EXERCISE DIRECTIONS: Find the lines holding the string "chart" in the data, then copy all of them.
*****
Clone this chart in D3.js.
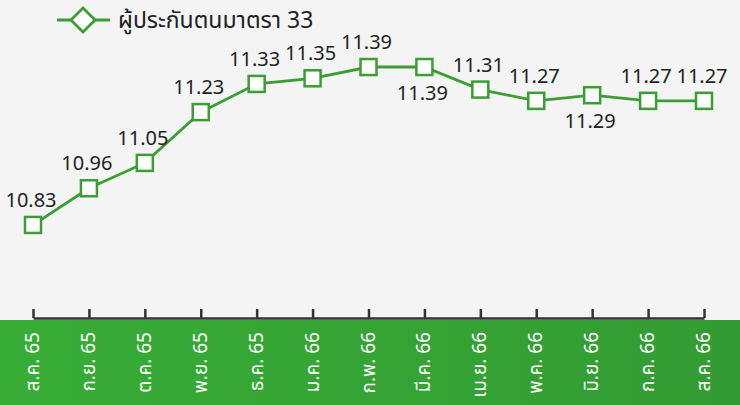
<!DOCTYPE html>
<html>
<head>
    <meta charset="utf-8">
    <title>ผู้ประกันตนมาตรา 33</title>
    <style>
        html, body { margin: 0; padding: 0; background: #f4f4f4; }
        svg { display: block; font-family: "Noto Sans Thai", "Noto Sans", "Open Sans", sans-serif; }
    </style>
</head>
<body>
    <div id="chart"></div>

    <script src="https://cdnjs.cloudflare.com/ajax/libs/d3/7.8.5/d3.min.js"></script>
    <script>
        // Data
        const months = ["ส.ค. 65", "ก.ย. 65", "ต.ค. 65", "พ.ย. 65", "ธ.ค. 65", "ม.ค. 66", "ก.พ. 66",
                        "มี.ค. 66", "เม.ย. 66", "พ.ค. 66", "มิ.ย. 66", "ก.ค. 66", "ส.ค. 66"];
        const insured = [10.83, 10.96, 11.05, 11.23, 11.33, 11.35, 11.39, 11.39, 11.31, 11.27, 11.29, 11.27, 11.27];
        const labelSide = ["up", "up", "up", "up", "up", "up", "up", "down", "up", "up", "down", "up", "up"];
        const seriesName = "ผู้ประกันตนมาตรา 33";

        const width = 740, height = 405;
        const green = "#3a9e32";

        const svg = d3.select("#chart").append("svg")
            .attr("width", width)
            .attr("height", height);

        // Background + green axis band
        const defs = svg.append("defs");
        const grad = defs.append("linearGradient").attr("id", "band").attr("x1", "0").attr("x2", "1");
        grad.append("stop").attr("offset", "0").attr("stop-color", "#37ad36");
        grad.append("stop").attr("offset", "1").attr("stop-color", "#339b33");

        svg.append("rect").attr("width", width).attr("height", height).attr("fill", "#f4f4f4");
        svg.append("rect").attr("y", 320).attr("width", width).attr("height", height - 320).attr("fill", "url(#band)");

        // Scales
        const x = d3.scalePoint().domain(months).range([33, 704]);
        const y = d3.scaleLinear().domain([10.5, 11.5]).range([318, 36]);

        // Axis (ticks point upward)
        const axis = svg.append("g")
            .attr("transform", "translate(0,318)")
            .call(d3.axisTop(x).tickSize(9).tickSizeOuter(0).tickFormat(""));
        axis.select(".domain").attr("stroke", "#333").attr("stroke-width", 2.5);
        axis.selectAll(".tick line").attr("stroke", "#333").attr("stroke-width", 2.5);

        // Month labels, rotated, in the band
        svg.append("g").selectAll("text")
            .data(months)
            .join("text")
            .attr("transform", d => `translate(${x(d) + 6},332) rotate(-90)`)
            .attr("text-anchor", "end")
            .attr("fill", "#fff")
            .attr("font-size", 19)
            .text(d => d);

        // Line
        const line = d3.line()
            .x((d, i) => x(months[i]))
            .y(d => y(d));

        svg.append("path")
            .datum(insured)
            .attr("fill", "none")
            .attr("stroke", green)
            .attr("stroke-width", 2.8)
            .attr("d", line);

        // Markers
        svg.append("g").selectAll("rect")
            .data(insured)
            .join("rect")
            .attr("x", (d, i) => x(months[i]) - 8)
            .attr("y", d => y(d) - 8)
            .attr("width", 16)
            .attr("height", 16)
            .attr("fill", "#fff")
            .attr("stroke", green)
            .attr("stroke-width", 2.5);

        // Value labels
        svg.append("g").selectAll("text")
            .data(insured)
            .join("text")
            .attr("x", (d, i) => x(months[i]) - 2)
            .attr("y", (d, i) => y(d) + (labelSide[i] === "up" ? -18 : 33))
            .attr("text-anchor", "middle")
            .attr("font-size", 20)
            .attr("fill", "#222")
            .text(d => d.toFixed(2));

        // Legend
        const legend = svg.append("g").attr("transform", "translate(57,20)");
        legend.append("line")
            .attr("x1", 0).attr("x2", 53)
            .attr("stroke", green).attr("stroke-width", 2.8);
        legend.append("path")
            .attr("d", "M26,-12L38,0L26,12L14,0Z")
            .attr("fill", "#fff")
            .attr("stroke", green)
            .attr("stroke-width", 2.8);
        legend.append("text")
            .attr("x", 61).attr("y", 8)
            .attr("font-size", 23)
            .attr("fill", "#222")
            .text(seriesName);
    </script>
</body>
</html>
*****
TASK SOLUTION:
Clone this chart in D3.js.
    <div id="chart"></div>
        const svg = d3.select("#chart").append("svg")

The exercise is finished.